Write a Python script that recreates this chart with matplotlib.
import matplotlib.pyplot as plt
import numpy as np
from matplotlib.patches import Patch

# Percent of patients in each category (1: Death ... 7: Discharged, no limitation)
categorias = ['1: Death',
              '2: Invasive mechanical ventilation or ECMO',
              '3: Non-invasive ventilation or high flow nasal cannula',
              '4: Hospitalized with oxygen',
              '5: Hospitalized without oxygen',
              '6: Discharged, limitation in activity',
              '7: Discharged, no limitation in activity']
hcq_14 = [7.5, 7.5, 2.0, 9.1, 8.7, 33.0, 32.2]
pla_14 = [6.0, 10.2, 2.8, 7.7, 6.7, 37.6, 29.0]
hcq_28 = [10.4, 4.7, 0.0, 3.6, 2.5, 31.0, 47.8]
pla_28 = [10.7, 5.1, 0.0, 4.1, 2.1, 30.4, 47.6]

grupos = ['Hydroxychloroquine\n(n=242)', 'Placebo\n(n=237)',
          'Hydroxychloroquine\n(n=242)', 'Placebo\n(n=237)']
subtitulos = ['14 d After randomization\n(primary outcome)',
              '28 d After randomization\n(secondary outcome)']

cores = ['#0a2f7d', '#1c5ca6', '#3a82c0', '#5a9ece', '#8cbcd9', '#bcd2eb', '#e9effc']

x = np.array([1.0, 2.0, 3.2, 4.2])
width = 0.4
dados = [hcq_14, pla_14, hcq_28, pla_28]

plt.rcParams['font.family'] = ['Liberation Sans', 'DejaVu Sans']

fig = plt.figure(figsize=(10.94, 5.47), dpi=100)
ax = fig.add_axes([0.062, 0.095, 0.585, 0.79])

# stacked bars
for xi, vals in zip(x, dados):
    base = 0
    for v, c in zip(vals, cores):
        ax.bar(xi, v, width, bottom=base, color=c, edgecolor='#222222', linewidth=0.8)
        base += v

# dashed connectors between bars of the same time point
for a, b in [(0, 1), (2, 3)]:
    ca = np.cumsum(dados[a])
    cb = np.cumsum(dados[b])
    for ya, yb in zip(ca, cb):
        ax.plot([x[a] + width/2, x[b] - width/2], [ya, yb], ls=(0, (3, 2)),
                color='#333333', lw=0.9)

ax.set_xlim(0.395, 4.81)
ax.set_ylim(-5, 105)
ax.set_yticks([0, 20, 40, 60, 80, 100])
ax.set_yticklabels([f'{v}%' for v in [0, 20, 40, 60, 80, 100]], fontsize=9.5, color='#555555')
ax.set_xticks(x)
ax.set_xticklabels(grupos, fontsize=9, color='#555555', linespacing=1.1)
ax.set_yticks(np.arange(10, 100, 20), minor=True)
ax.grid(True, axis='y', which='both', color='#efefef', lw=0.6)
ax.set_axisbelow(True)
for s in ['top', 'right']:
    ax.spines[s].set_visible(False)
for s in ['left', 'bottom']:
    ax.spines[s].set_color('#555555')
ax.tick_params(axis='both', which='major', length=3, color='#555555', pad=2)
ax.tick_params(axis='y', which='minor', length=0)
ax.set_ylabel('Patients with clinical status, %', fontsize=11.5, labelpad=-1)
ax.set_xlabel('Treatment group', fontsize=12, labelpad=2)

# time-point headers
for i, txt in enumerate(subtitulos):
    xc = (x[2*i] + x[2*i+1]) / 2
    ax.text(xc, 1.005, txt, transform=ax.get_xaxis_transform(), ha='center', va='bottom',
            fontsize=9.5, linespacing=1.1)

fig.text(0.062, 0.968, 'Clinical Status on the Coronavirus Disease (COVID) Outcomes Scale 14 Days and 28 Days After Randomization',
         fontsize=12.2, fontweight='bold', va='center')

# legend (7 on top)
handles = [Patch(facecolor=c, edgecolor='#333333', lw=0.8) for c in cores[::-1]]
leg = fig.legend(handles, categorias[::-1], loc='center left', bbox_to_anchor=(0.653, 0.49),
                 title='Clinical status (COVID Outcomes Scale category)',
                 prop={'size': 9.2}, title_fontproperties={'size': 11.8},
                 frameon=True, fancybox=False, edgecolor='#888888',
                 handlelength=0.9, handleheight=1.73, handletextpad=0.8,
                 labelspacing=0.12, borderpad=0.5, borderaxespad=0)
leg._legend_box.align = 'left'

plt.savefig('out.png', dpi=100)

□ □ □ □

Work required :: Write out all the data again, exactly as it appears.

Problem solution ::
Write a Python script that recreates this chart with matplotlib.
import matplotlib.pyplot as plt
import numpy as np
from matplotlib.patches import Patch

# Percent of patients in each category (1: Death ... 7: Discharged, no limitation)
categorias = ['1: Death',
              '2: Invasive mechanical ventilation or ECMO',
              '3: Non-invasive ventilation or high flow nasal cannula',
              '4: Hospitalized with oxygen',
              '5: Hospitalized without oxygen',
              '6: Discharged, limitation in activity',
              '7: Discharged, no limitation in activity']
hcq_14 = [7.5, 7.5, 2.0, 9.1, 8.7, 33.0, 32.2]
pla_14 = [6.0, 10.2, 2.8, 7.7, 6.7, 37.6, 29.0]
hcq_28 = [10.4, 4.7, 0.0, 3.6, 2.5, 31.0, 47.8]
pla_28 = [10.7, 5.1, 0.0, 4.1, 2.1, 30.4, 47.6]

grupos = ['Hydroxychloroquine\n(n=242)', 'Placebo\n(n=237)',
          'Hydroxychloroquine\n(n=242)', 'Placebo\n(n=237)']
subtitulos = ['14 d After randomization\n(primary outcome)',
              '28 d After randomization\n(secondary outcome)']

cores = ['#0a2f7d', '#1c5ca6', '#3a82c0', '#5a9ece', '#8cbcd9', '#bcd2eb', '#e9effc']

x = np.array([1.0, 2.0, 3.2, 4.2])
width = 0.4
dados = [hcq_14, pla_14, hcq_28, pla_28]

plt.rcParams['font.family'] = ['Liberation Sans', 'DejaVu Sans']

fig = plt.figure(figsize=(10.94, 5.47), dpi=100)
ax = fig.add_axes([0.062, 0.095, 0.585, 0.79])

# stacked bars
for xi, vals in zip(x, dados):
    base = 0
    for v, c in zip(vals, cores):
        ax.bar(xi, v, width, bottom=base, color=c, edgecolor='#222222', linewidth=0.8)
        base += v

# dashed connectors between bars of the same time point
for a, b in [(0, 1), (2, 3)]:
    ca = np.cumsum(dados[a])
    cb = np.cumsum(dados[b])
    for ya, yb in zip(ca, cb):
        ax.plot([x[a] + width/2, x[b] - width/2], [ya, yb], ls=(0, (3, 2)),
                color='#333333', lw=0.9)

ax.set_xlim(0.395, 4.81)
ax.set_ylim(-5, 105)
ax.set_yticks([0, 20, 40, 60, 80, 100])
ax.set_yticklabels([f'{v}%' for v in [0, 20, 40, 60, 80, 100]], fontsize=9.5, color='#555555')
ax.set_xticks(x)
ax.set_xticklabels(grupos, fontsize=9, color='#555555', linespacing=1.1)
ax.set_yticks(np.arange(10, 100, 20), minor=True)
ax.grid(True, axis='y', which='both', color='#efefef', lw=0.6)
ax.set_axisbelow(True)
for s in ['top', 'right']:
    ax.spines[s].set_visible(False)
for s in ['left', 'bottom']:
    ax.spines[s].set_color('#555555')
ax.tick_params(axis='both', which='major', length=3, color='#555555', pad=2)
ax.tick_params(axis='y', which='minor', length=0)
ax.set_ylabel('Patients with clinical status, %', fontsize=11.5, labelpad=-1)
ax.set_xlabel('Treatment group', fontsize=12, labelpad=2)

# time-point headers
for i, txt in enumerate(subtitulos):
    xc = (x[2*i] + x[2*i+1]) / 2
    ax.text(xc, 1.005, txt, transform=ax.get_xaxis_transform(), ha='center', va='bottom',
            fontsize=9.5, linespacing=1.1)

fig.text(0.062, 0.968, 'Clinical Status on the Coronavirus Disease (COVID) Outcomes Scale 14 Days and 28 Days After Randomization',
         fontsize=12.2, fontweight='bold', va='center')

# legend (7 on top)
handles = [Patch(facecolor=c, edgecolor='#333333', lw=0.8) for c in cores[::-1]]
leg = fig.legend(handles, categorias[::-1], loc='center left', bbox_to_anchor=(0.653, 0.49),
                 title='Clinical status (COVID Outcomes Scale category)',
                 prop={'size': 9.2}, title_fontproperties={'size': 11.8},
                 frameon=True, fancybox=False, edgecolor='#888888',
                 handlelength=0.9, handleheight=1.73, handletextpad=0.8,
                 labelspacing=0.12, borderpad=0.5, borderaxespad=0)
leg._legend_box.align = 'left'

plt.savefig('out.png', dpi=100)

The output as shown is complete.